Now, think about searching for a band like Our Lady Peace.  You get links to fan sites as well as links to buy their albums.  Who’s going to supply those e-commerce links?  If I were a betting man, I’d say a Microsoft partner.  In hotly contested e-commerce sectors, the bidding wars over those partnerships will be outrageous.  Microsoft gets the best of both worlds: a transaction fee for purchases their OS users make in the Longhorn Corral, and whatever money Amazon or Buy.com or whoever pays them just to have the chance to pay them transaction fees on those sales.

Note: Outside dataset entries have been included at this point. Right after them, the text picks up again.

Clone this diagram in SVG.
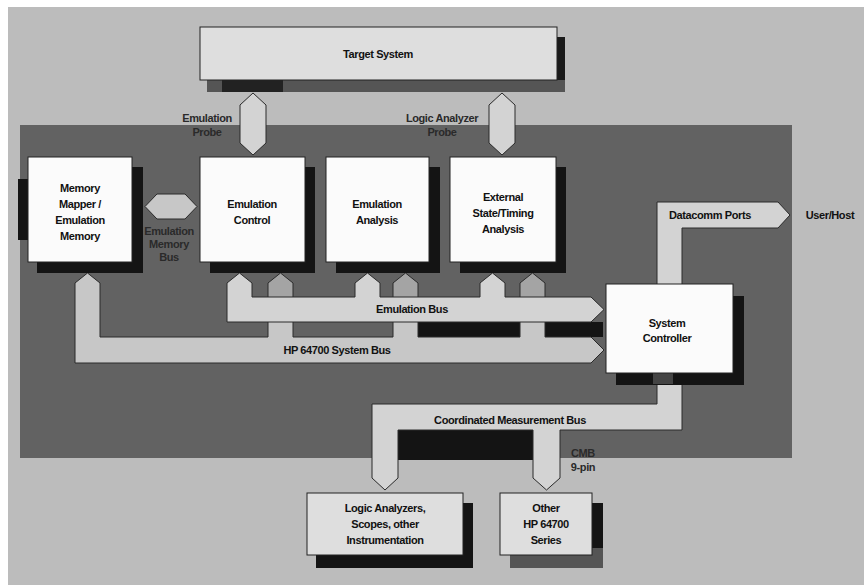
<svg xmlns="http://www.w3.org/2000/svg" width="864" height="585" viewBox="0 0 864 585">
<style>
text{font-family:"Liberation Sans",Arial,sans-serif;font-weight:bold;font-size:11px;fill:#111;text-anchor:middle;letter-spacing:-0.4px}
.lbl{fill:#2a2a2a}
.box{fill:#fbfbfb;stroke:#222;stroke-width:1}
.gbox{fill:#dedede;stroke:#222;stroke-width:1}
.shadow{fill:#141414}
.busL{fill:#d3d3d3;stroke:#2a2a2a;stroke-width:1;stroke-linejoin:round}
.busM{fill:#a4a4a4;stroke:#2a2a2a;stroke-width:1;stroke-linejoin:round}
.busS{fill:#c7c7c7;stroke:#2a2a2a;stroke-width:1;stroke-linejoin:round}
</style>
<rect x="0" y="0" width="864" height="585" fill="#ffffff"/>
<rect x="8" y="7" width="856" height="578" fill="#bcbcbc"/>
<rect x="20" y="125" width="772" height="333" fill="#626262"/>

<g id="target-system">
<rect x="557" y="37" width="8" height="55" fill="#1a1a1a"/>
<rect x="207" y="80" width="358" height="12" fill="#555"/>
<rect x="222" y="80" width="61" height="12" fill="#222"/>
<rect class="gbox" x="200" y="27" width="357" height="53"/>
<text x="378" y="58">Target System</text>
</g>

<g id="connectors">
<polygon class="busL" points="253,93 266,105 266,143 253,155 240,143 240,105"/>
<polygon class="busL" points="502,93 515,105 515,143 502,155 489,143 489,105"/>
<text class="lbl" x="207" y="122">Emulation</text>
<text class="lbl" x="207" y="136">Probe</text>
<text class="lbl" x="442" y="122">Logic Analyzer</text>
<text class="lbl" x="442" y="136">Probe</text>

<polygon class="busS" points="145,206.5 157,194 185,194 197,206.5 185,219 157,219"/>
<text class="lbl" x="169" y="235">Emulation</text>
<text class="lbl" x="169" y="248">Memory</text>
<text class="lbl" x="169" y="261">Bus</text>

<rect x="417" y="322" width="186" height="15" fill="#141414"/>
<path class="busS" d="M75,283 L87.5,273 L100,283 L100,337 L268,337 L268,300 L293,300 L293,337 L393,337 L393,300 L418,300 L418,337 L520,337 L520,300 L545,300 L545,337 L591,337 L604,350 L591,363 L75,363 Z"/>
<path class="busM" d="M268,298 L268,283 L280.5,273 L293,283 L293,298"/>
<path class="busM" d="M393,298 L393,283 L405.5,273 L418,283 L418,298"/>
<path class="busM" d="M520,298 L520,283 L532.5,273 L545,283 L545,298"/>
<path class="busL" d="M227,283 L239.5,273 L252,283 L252,297 L355,297 L355,283 L367.5,273 L380,283 L380,297 L480,297 L480,283 L492.5,273 L505,283 L505,297 L591,297 L604,309.5 L591,322 L227,322 Z"/>
<text x="412" y="313">Emulation Bus</text>
<text x="337" y="354">HP 64700 System Bus</text>

<path class="busL" d="M657,285 L657,202 L778,202 L790,215 L778,228 L682,228 L682,285 Z"/>
<text x="710" y="219">Datacomm Ports</text>
<text x="830" y="219">User/Host</text>

<rect x="397" y="430" width="136" height="30" fill="#141414"/>
<path class="busL" d="M372,404 L657,404 L657,384 L682,384 L682,430 L560,430 L560,478 L546.5,490 L533,478 L533,430 L398,430 L398,478 L385,490 L372,478 Z"/>
<text x="510" y="424">Coordinated Measurement Bus</text>
<text class="lbl" x="583" y="457">CMB</text>
<text class="lbl" x="583" y="471">9-pin</text>
</g>

<g id="memory-mapper">
<rect class="shadow" x="18" y="179" width="10" height="61"/>
<rect class="shadow" x="37" y="167" width="106" height="106"/>
<rect class="box" x="28" y="157" width="104" height="105"/>
<text x="80" y="192">Memory</text>
<text x="80" y="208">Mapper /</text>
<text x="80" y="224">Emulation</text>
<text x="80" y="240">Memory</text>
</g>

<g id="emulation-control">
<rect class="shadow" x="210" y="167" width="105" height="106"/>
<rect class="box" x="200" y="157" width="105" height="105"/>
<text x="252" y="208">Emulation</text>
<text x="252" y="224">Control</text>
</g>

<g id="emulation-analysis">
<rect class="shadow" x="336" y="167" width="104" height="106"/>
<rect class="box" x="326" y="157" width="103" height="105"/>
<text x="377" y="208">Emulation</text>
<text x="377" y="224">Analysis</text>
</g>

<g id="external-analysis">
<rect class="shadow" x="460" y="167" width="106" height="106"/>
<rect class="box" x="450" y="157" width="106" height="105"/>
<text x="503" y="201">External</text>
<text x="503" y="217">State/Timing</text>
<text x="503" y="233">Analysis</text>
</g>

<g id="system-controller">
<rect class="shadow" x="616" y="296" width="128" height="89"/>
<rect x="653" y="373" width="20" height="11" fill="#444"/>
<rect class="box" x="606" y="284" width="127" height="89"/>
<text x="667" y="327">System</text>
<text x="667" y="342">Controller</text>
</g>

<g id="logic-analyzers">
<rect class="shadow" x="316" y="503" width="157" height="65"/>
<rect class="gbox" x="307" y="493" width="156" height="62"/>
<text x="385" y="512">Logic Analyzers,</text>
<text x="385" y="528">Scopes, other</text>
<text x="385" y="544">Instrumentation</text>
</g>

<g id="other-hp64700">
<rect x="510" y="503" width="93" height="65" fill="#555"/>
<rect class="shadow" x="592" y="503" width="11" height="45"/>
<rect class="gbox" x="500" y="493" width="92" height="62"/>
<text x="546" y="512">Other</text>
<text x="546" y="528">HP 64700</text>
<text x="546" y="544">Series</text>
</g>
</svg>
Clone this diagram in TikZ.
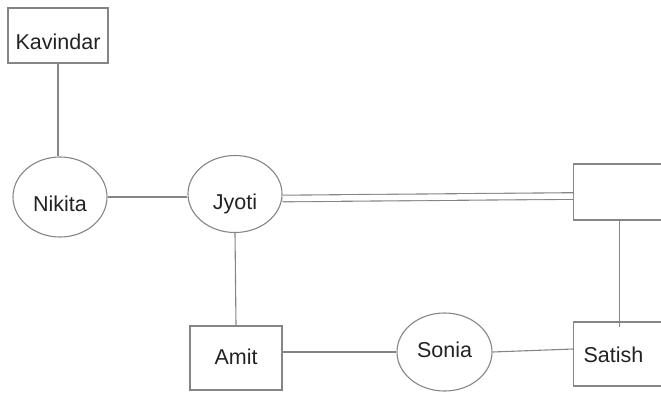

Now consider the issue of who will supply news links, which can lead to major ad revenue when users follow the link to a story.  MSN is the obvious venue, of course, and whoever’s partnering with them gets their ads on the Longhorn desktop.  So when it comes to sports scores and headlines, for example, ESPN is pretty set up—as long as they can stay a partner.  How much will that privilege cost them in five years?

And where will AOL be then, now that Netscape is effectively dead and Mozilla‘s been spun off?  As Dave Shea wrote from 2009, “AOL executives surprised to discover ‘foresight’ carelessly crossed out of their dictionaries.”  More recently, Simon Willison said:

On the negative side, this looks set to represent the ultimate browser lock-in – in a few years time when IE 7 comes as standard on new PC s I wouldn’t be surprised to see the corporate software development world moving almost exclusively to this technology – after all, it’s going to be extremely easy both to develop and to distribute and it will have all of the benefits of a web application without the downside of the restricted GUIs offered by HTML.

Exactly so.  Microsoft, having learned what it needed to know from playing in the public Web space, is now positioning itself to pick up all the e-commerce and go home.

Permit me to repeat myself: “When one company owns the medium, everyone else loses.”  Everyone from design firms to tool vendors to browser makers will have to dance to Microsoft’s tune.  We have until about 2007, maybe 2008, to prevent that from happening.  Can it be done?  How?  By whom?  If XAML lives up to its potential, Microsoft won’t need the W3C any more.  Why should they play by the open community’s rules when they can create their own very lucrative and highly controlled gated community?

I want to be wrong.  I want to think that XAML will be open, interoperable, available for anyone to hook into whether or not they’re a partner or Longhorn developer.  I want to believe that Safari and Mozilla will be able to surf the XAML sea just as effectively as Explorer.  I also remember my history, and the past behavior I recall doesn’t bode well for the future.

I’ll admit that a lot of my concern is self-interested.  If XAML locks up the Web, then I’ve got a lot of scrambling to do.  I can very likely stay employed, since CSS is apparently a big part of XAML, and probably do pretty well for myself.  I’m not sure if my heart would be in it, though.  One of the things I love about the Web is its big, sprawling, open nature.  I’ve fought against fragmentation for years; I’ve been fighting the open standards fight for longer than I care to remember—for longer than a lot of you have been working with the Web, in fact.  That all stands in jeopardy now.  I may, at long last, be caught in the crushing, extending embrace.

If that’s so, I suppose I’ll have plenty of company.